Christopher Pike Raised Me

So in the midst of the #yalitchat last night about men who write YA, I ended up in the most hysterical conversation with (who else) but Lisa Roecker, Saundra Mitchell, and others.  All about dear Mr. Pike, and the way that he traumatized raised me.

Don’t believe me?  Here’s a few of the things I learned from Christopher Pike.

Whisper of Death:

If you have sex, you will die.

If you have sex, and get pregnant, you will die.

If you have sex and get pregnant with some sort of demon baby, she will kill you with a pitchfork after killing all your friends.

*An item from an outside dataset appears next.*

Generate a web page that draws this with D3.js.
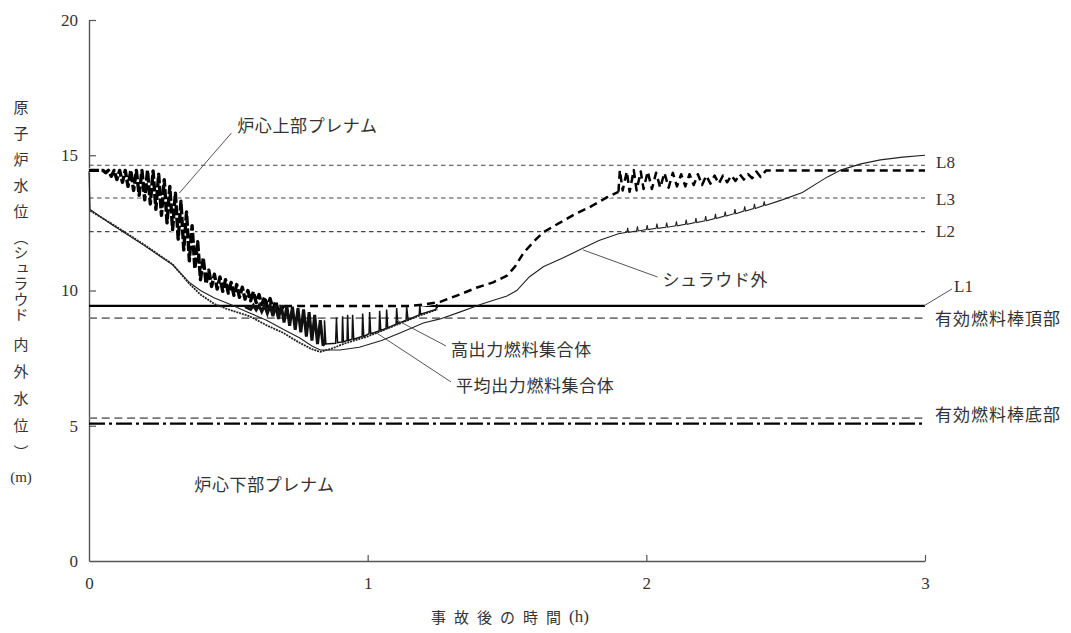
<!DOCTYPE html>
<html>
<head>
<meta charset="utf-8">
<script src="https://cdn.jsdelivr.net/npm/d3@7"></script>
<style>
  html, body { margin: 0; padding: 0; background: #fff; }
  svg { display: block; }
  text { font-family: "Noto Sans CJK JP", sans-serif; fill: #333; }
  text.num { font-family: "Liberation Serif", serif; }
</style>
</head>
<body>
<svg id="chart" width="1071" height="633"></svg>
<script>
// ---- axis ticks ----
const timeTicks = [0, 1, 2, 3];
const levelTicks = [0, 5, 10, 15, 20];

// ---- reference levels (m) ----
const levelNames = ["L8", "L3", "L2", "L1", "有効燃料棒頂部", "有効燃料棒底部"];
const levelValues = [14.63, 13.42, 12.18, 9.43, 8.98, 5.28];
const lowerLineLevel = 5.08;

// ---- water level series: [time after accident (h), level (m)] ----
const shroudOutside = [
  [0, 14.4], [0.004, 13.0], [0.08, 12.45], [0.2, 11.65], [0.3, 10.95], [0.36, 10.3],
  [0.4, 10.0], [0.45, 9.72], [0.51, 9.47], [0.57, 9.2], [0.637, 8.9], [0.7, 8.55],
  [0.755, 8.25], [0.8, 7.95], [0.83, 7.8], [0.9, 7.8], [0.97, 7.9], [1.05, 8.15],
  [1.12, 8.45], [1.2, 8.8], [1.26, 8.95], [1.33, 9.2], [1.415, 9.52], [1.5, 9.8],
  [1.535, 10.0], [1.58, 10.5], [1.63, 10.88], [1.7, 11.2], [1.77, 11.55], [1.83, 11.85],
  [1.9, 12.1],
  [1.93, 12.15], [1.933, 12.32], [1.936, 12.15],
  [1.965, 12.2], [1.968, 12.37], [1.971, 12.2],
  [2.0, 12.25], [2.003, 12.42], [2.006, 12.25],
  [2.035, 12.3], [2.038, 12.47], [2.041, 12.3],
  [2.07, 12.34], [2.073, 12.51], [2.076, 12.34],
  [2.105, 12.39], [2.108, 12.56], [2.111, 12.39],
  [2.14, 12.45], [2.143, 12.62], [2.146, 12.45],
  [2.175, 12.51], [2.178, 12.68], [2.181, 12.51],
  [2.21, 12.58], [2.213, 12.75], [2.216, 12.58],
  [2.245, 12.66], [2.248, 12.83], [2.251, 12.66],
  [2.28, 12.75], [2.283, 12.92], [2.286, 12.75],
  [2.315, 12.84], [2.318, 13.01], [2.321, 12.84],
  [2.35, 12.94], [2.353, 13.11], [2.356, 12.94],
  [2.385, 13.03], [2.388, 13.2], [2.391, 13.03],
  [2.42, 13.14], [2.423, 13.3], [2.426, 13.14],
  [2.49, 13.36], [2.56, 13.62], [2.615, 13.98], [2.65, 14.2], [2.7, 14.46],
  [2.77, 14.68], [2.84, 14.83], [2.92, 14.93], [3.0, 15.0]
];

const averageAssembly = [
  [0.004, 12.95], [0.08, 12.48], [0.2, 11.68], [0.3, 10.97], [0.36, 10.25], [0.4, 9.85],
  [0.45, 9.5], [0.5, 9.3], [0.576, 9.05], [0.64, 8.7], [0.694, 8.45], [0.75, 8.1],
  [0.8, 7.83], [0.83, 7.73], [0.87, 7.85], [0.92, 8.05], [1.0, 8.3], [1.06, 8.55],
  [1.12, 8.8], [1.18, 9.05], [1.25, 9.3]
];

// high-power assembly: dense oscillation, then the spiked recovery
const highAssemblyDense = [
  [0.56, 9.4], [0.58, 9.3], [0.59, 9.45], [0.6, 9.28], [0.61, 9.45], [0.62, 9.22],
  [0.63, 9.45], [0.64, 9.15], [0.65, 9.45], [0.66, 9.05], [0.67, 9.45], [0.68, 8.95],
  [0.69, 9.45], [0.7, 8.82], [0.71, 9.42], [0.72, 8.7], [0.73, 9.4], [0.74, 8.55],
  [0.75, 9.35], [0.76, 8.45], [0.77, 9.3], [0.78, 8.3], [0.79, 9.2], [0.8, 8.15],
  [0.81, 9.1], [0.82, 8.02], [0.83, 8.9], [0.84, 7.95]
];
const highAssemblySpikes = [
  [0.84, 7.95], [0.845, 8.0], [0.845, 8.9], [0.85, 8.02],
  [0.885, 8.05], [0.888, 9.0], [0.892, 8.07],
  [0.908, 8.1], [0.91, 9.05], [0.913, 8.1],
  [0.926, 8.15], [0.928, 9.1], [0.931, 8.15],
  [0.944, 8.2], [0.946, 9.1], [0.95, 8.2],
  [0.98, 8.3], [0.982, 9.15], [0.986, 8.3],
  [1.005, 8.4], [1.007, 9.2], [1.011, 8.4],
  [1.041, 8.5], [1.043, 9.25], [1.047, 8.52],
  [1.066, 8.6], [1.068, 9.3], [1.072, 8.62],
  [1.102, 8.75], [1.104, 9.35], [1.108, 8.77],
  [1.138, 8.9], [1.14, 9.4], [1.145, 8.92],
  [1.185, 9.1], [1.187, 9.45], [1.19, 9.12],
  [1.245, 9.3], [1.248, 9.5], [1.25, 9.35]
];

// upper plenum: falling oscillation, flat / reflood rise, settling oscillation
const plenumFall = [
  [0, 14.44], [0.05, 14.44], [0.06, 14.35], [0.07, 14.44], [0.08, 14.22], [0.09, 14.44],
  [0.10, 14.1], [0.11, 14.44], [0.12, 14.0], [0.13, 14.44], [0.14, 13.85], [0.15, 14.44],
  [0.16, 13.7], [0.17, 14.44], [0.18, 13.52], [0.19, 14.44], [0.20, 13.35], [0.21, 14.44],
  [0.22, 13.2], [0.23, 14.42], [0.24, 13.0], [0.25, 14.3], [0.26, 12.78], [0.27, 14.1],
  [0.28, 12.5], [0.29, 13.85], [0.30, 12.25], [0.31, 13.6], [0.32, 11.9], [0.33, 13.3],
  [0.34, 11.5], [0.35, 12.9], [0.36, 11.1], [0.37, 12.4], [0.38, 10.8], [0.39, 11.8],
  [0.40, 10.4], [0.41, 11.2], [0.42, 10.25], [0.43, 10.75], [0.44, 10.15], [0.45, 10.6],
  [0.46, 10.05], [0.47, 10.5], [0.48, 9.97], [0.49, 10.4], [0.50, 9.9], [0.51, 10.3],
  [0.52, 9.82], [0.53, 10.22], [0.54, 9.75], [0.55, 10.12], [0.56, 9.68], [0.57, 10.0],
  [0.58, 9.62], [0.59, 9.95], [0.60, 9.55], [0.61, 9.85], [0.62, 9.48], [0.63, 9.75],
  [0.64, 9.4], [0.65, 9.7], [0.66, 9.3], [0.67, 9.6], [0.68, 9.2], [0.7, 9.43]
];
const plenumRise = [
  [0.7, 9.43], [1.15, 9.43], [1.2, 9.48], [1.26, 9.58], [1.33, 9.85], [1.39, 10.1],
  [1.45, 10.3], [1.5, 10.55], [1.53, 10.9], [1.56, 11.4], [1.6, 11.85], [1.63, 12.15],
  [1.68, 12.45], [1.74, 12.8], [1.8, 13.1], [1.86, 13.45], [1.9, 13.65]
];
const plenumSettle = [
  [1.9, 13.65], [1.905, 14.45], [1.915, 13.7], [1.93, 14.4], [1.94, 13.65], [1.955, 14.45],
  [1.965, 13.7], [1.98, 14.4], [1.99, 13.75], [2.005, 14.4], [2.02, 13.75], [2.035, 14.35],
  [2.05, 13.8], [2.065, 14.35], [2.08, 13.8], [2.095, 14.35], [2.11, 13.85], [2.125, 14.3],
  [2.14, 13.85], [2.155, 14.3], [2.17, 13.9], [2.185, 14.3], [2.2, 13.9], [2.215, 14.25],
  [2.23, 13.95], [2.245, 14.25], [2.26, 13.95], [2.275, 14.25], [2.29, 14.0], [2.305, 14.25],
  [2.32, 14.05], [2.335, 14.3], [2.35, 14.1], [2.365, 14.3], [2.38, 14.15], [2.395, 14.4],
  [2.41, 14.2], [2.43, 14.44], [3.0, 14.44]
];

// ---- chart ----
const svg = d3.select("#chart");
svg.append("rect").attr("width", 1071).attr("height", 633).attr("fill", "#fff");

const x = d3.scaleLinear().domain([0, 3]).range([89, 925]);
const y = d3.scaleLinear().domain([0, 20]).range([561, 20]);
const line = d3.line().x(d => x(d[0])).y(d => y(d[1]));

// axes
const yAxis = d3.axisLeft(y).tickValues(levelTicks).tickFormat(d3.format("d"))
  .tickSizeInner(-7).tickSizeOuter(0).tickPadding(11);
const xAxis = d3.axisBottom(x).tickValues(timeTicks).tickFormat(d3.format("d"))
  .tickSizeInner(-6).tickSizeOuter(0).tickPadding(16);

function styleAxis(g) {
  g.attr("font-family", "'Liberation Serif', serif");
  g.select(".domain").attr("stroke", "#555").attr("stroke-width", 1.4);
  g.selectAll(".tick line").attr("stroke", "#555").attr("stroke-width", 1.2);
  g.selectAll(".tick text").attr("class", "num").attr("font-size", 17).attr("fill", "#333")
    .attr("font-family", "'Liberation Serif', serif")
    .style("font-family", "'Liberation Serif', serif");
}
svg.append("g").attr("transform", `translate(${x(0)},0)`).call(yAxis).call(styleAxis);
svg.append("g").attr("transform", `translate(0,${y(0)})`).call(xAxis).call(styleAxis);
svg.selectAll(".tick").filter(d => d === 0).select("line").remove();

// reference level lines
const levelStyles = [
  { stroke: "#444", width: 1.2, dash: "4.5,3.5" },
  { stroke: "#444", width: 1.2, dash: "4.5,3.5" },
  { stroke: "#444", width: 1.2, dash: "4.5,3.5" },
  { stroke: "#000", width: 2.2, dash: null },
  { stroke: "#777", width: 1.7, dash: "8,4.7" },
  { stroke: "#777", width: 1.7, dash: "8,4.7" }
];
levelValues.forEach((v, i) => {
  const s = levelStyles[i];
  svg.append("line")
    .attr("x1", x(0)).attr("x2", x(3)).attr("y1", y(v)).attr("y2", y(v))
    .attr("stroke", s.stroke).attr("stroke-width", s.width)
    .attr("stroke-dasharray", s.dash);
});
svg.append("line")
  .attr("x1", x(0)).attr("x2", x(3)).attr("y1", y(lowerLineLevel)).attr("y2", y(lowerLineLevel))
  .attr("stroke", "#000").attr("stroke-width", 2.3).attr("stroke-dasharray", "16,4,3,4");

// upper plenum level: bold dashed line over a white under-stroke
const plenumParts = [
  { data: plenumFall, width: 3.4, dash: "10,2.5" },
  { data: plenumRise, width: 2.5, dash: "8,5" },
  { data: plenumSettle, width: 2.5, dash: "8,5" }
];
plenumParts.forEach(p => {
  svg.append("path").datum(p.data).attr("d", line)
    .attr("fill", "none").attr("stroke", "#fff").attr("stroke-width", p.width + 1.5)
    .attr("stroke-linejoin", "round");
});
plenumParts.forEach(p => {
  svg.append("path").datum(p.data).attr("d", line)
    .attr("fill", "none").attr("stroke", "#000").attr("stroke-width", p.width)
    .attr("stroke-dasharray", p.dash).attr("stroke-linejoin", "round");
});

// fuel assembly levels
svg.append("path").datum(highAssemblyDense).attr("d", line)
  .attr("fill", "none").attr("stroke", "#111").attr("stroke-width", 3);
svg.append("path").datum(highAssemblySpikes).attr("d", line)
  .attr("fill", "none").attr("stroke", "#111").attr("stroke-width", 1.5);
svg.append("path").datum(averageAssembly).attr("d", line)
  .attr("fill", "none").attr("stroke", "#222").attr("stroke-width", 1.8)
  .attr("stroke-dasharray", "2,0.9");

// outside shroud level
svg.append("path").datum(shroudOutside).attr("d", line)
  .attr("fill", "none").attr("stroke", "#222").attr("stroke-width", 1.1);

// ---- annotations ----
const leaders = [
  [[0.511, 15.82], [0.324, 13.6]],
  [[1.773, 11.5], [2.04, 10.5]],
  [[1.104, 8.91], [1.281, 7.95]],
  [[1.032, 8.43], [1.299, 6.62]],
  [[2.996, 9.43], [3.097, 10.06]]
];
leaders.forEach(p => {
  svg.append("line")
    .attr("x1", x(p[0][0])).attr("y1", y(p[0][1]))
    .attr("x2", x(p[1][0])).attr("y2", y(p[1][1]))
    .attr("stroke", "#555").attr("stroke-width", 1);
});

const notes = [
  { text: "炉心上部プレナム", t: 0.532, v: 16.12 },
  { text: "シュラウド外", t: 2.058, v: 10.43 },
  { text: "高出力燃料集合体", t: 1.299, v: 7.87 },
  { text: "平均出力燃料集合体", t: 1.317, v: 6.54 },
  { text: "炉心下部プレナム", t: 0.378, v: 2.88 }
];
notes.forEach(n => {
  svg.append("text").attr("x", x(n.t)).attr("y", y(n.v))
    .attr("dominant-baseline", "central").attr("font-size", 17)
    .attr("letter-spacing", 0.6).text(n.text);
});

// labels at the right end of the level lines
const levelLabelDy = [-3, 2, 0, -19, -1, -5];
const levelLabelDx = [11, 11, 11, 29, 10, 10];
levelNames.forEach((name, i) => {
  const isL = name.startsWith("L");
  const t = svg.append("text")
    .attr("x", x(3) + levelLabelDx[i]).attr("y", y(levelValues[i]) + levelLabelDy[i])
    .attr("dominant-baseline", "central")
    .attr("font-size", 17)
    .attr("letter-spacing", isL ? 0 : 1)
    .text(name);
  if (isL) t.attr("class", "num");
});

// vertical y-axis title
const yt = svg.append("text")
  .attr("x", 21).attr("y", 99.5)
  .attr("writing-mode", "vertical-rl")
  .style("writing-mode", "vertical-rl")
  .attr("font-size", 15);
yt.append("tspan").attr("letter-spacing", 11).text("原子炉水位");
yt.append("tspan").attr("letter-spacing", 0.5).text("（シュラウド");
yt.append("tspan").attr("dy", 14).attr("letter-spacing", 12).text("内外水位）");
svg.append("text").attr("class", "num").attr("x", 21).attr("y", 477).attr("text-anchor", "middle")
  .attr("dominant-baseline", "central").attr("font-size", 15).text("(m)");

// x-axis title
const xt = svg.append("text").attr("x", 510).attr("y", 616).attr("text-anchor", "middle")
  .attr("dominant-baseline", "central").attr("font-size", 15);
xt.append("tspan").attr("letter-spacing", 8).text("事故後の時間");
xt.append("tspan").attr("font-size", 17).style("font-family", "'Liberation Serif', serif").text("(h)");
</script>
</body>
</html>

Life lesson: Abstinence is better than a pitchfork through the chest.

Bury Me Deep

Scuba diving will kill you. Horribly.

The bends are the worst thing ever.

Don’t go scuba diving.  Ever.


Life lesson: You were born on land for a reason.

The Immortal:

If you ever eat a hamburger you didn’t prepare yourself, you will die.

You would never know if someone put ground up glass in your hamburger.

Eating ground up glass is terrible for you.  Almost as bad as eating fruit.

Life lesson: Girls who used to be immortal  may look like a great choice for a BFF, but they aren’t immortal anymore for a reason.

Scavenger Hunt:

Scavenger hunts are deadly serious business.

If you ever take part in a scavenger hunt, someone is probably going to die.

It’s probably going to be you.

Also, avoid girls who are possessed by animals.

Life lesson: When one of the items on your list is “your immortal soul” or “all of your blood” it’s a safe bet that you should stay at home.  Every night.  For the rest of your life.

Last Act:

Never, ever join the school play.  Never steal an actress’s spotlight.

If you join a group of friends and they already have in-jokes that you don’t get, chances are they have horrible, nightmare-inducing secrets about things that happened last summer, and if you find out the truth they will have to kill you.

On stage.  Probably in your underwear.

Life Lesson: Do not talk to drama kids.  Do not risk their ire.


13 thoughts on “Christopher Pike Raised Me

  1. My friends in high school read his books, but I was too busy being scared by Stephen King. I did get a chance to read some of his books years ago. Yeah, he’s pretty dark, but you make him LOLworthy.

  2. This nostalgia makes me happy. There are so many great morals to take from Christopher Pike books: incest will kill you (not your own incestuous tendencies – OTHER people committing incest!), seances are almost always a bad idea, if you go too far out in space you will be forced to witness the death of the universe over and over again, vampires are emotionally unstable, and alien girls usually have it going on (but for all the wrong reasons).

  3. Oh Yes I was raised with Christopher Pike too. He was scary and there was always a character for his sister in all his books and never trust your friends at all. I need to read him as an adult but he was the gateway to Stephen King 🙂

  4. I didn’t think today could get any better, being Friday AND payday. Thanks for the laugh. I think I’ll see if I can dig up any of these for the kids to read.

  5. LMAOOOO! I LOVE PIKE! When I was growing up, Christopher Pike and R.L. Stine pretty much dominated the teen paranormal genre, and I think I must have read every single one of their books at least twice, so posts like this bring back lots of good memories!

  6. Pingback: Links of Great Interest: 7/29/11 — The Hathor Legacy

  7. I loved Christopher Pike growing up. I alternated between him and Sweet Valley Twins–books that I’m working on collecting these days because I lost them (thanks to assholes who don’t return books). I think the scariest he wrote was The Wicked Heart while The Eternal Enemy was..ick.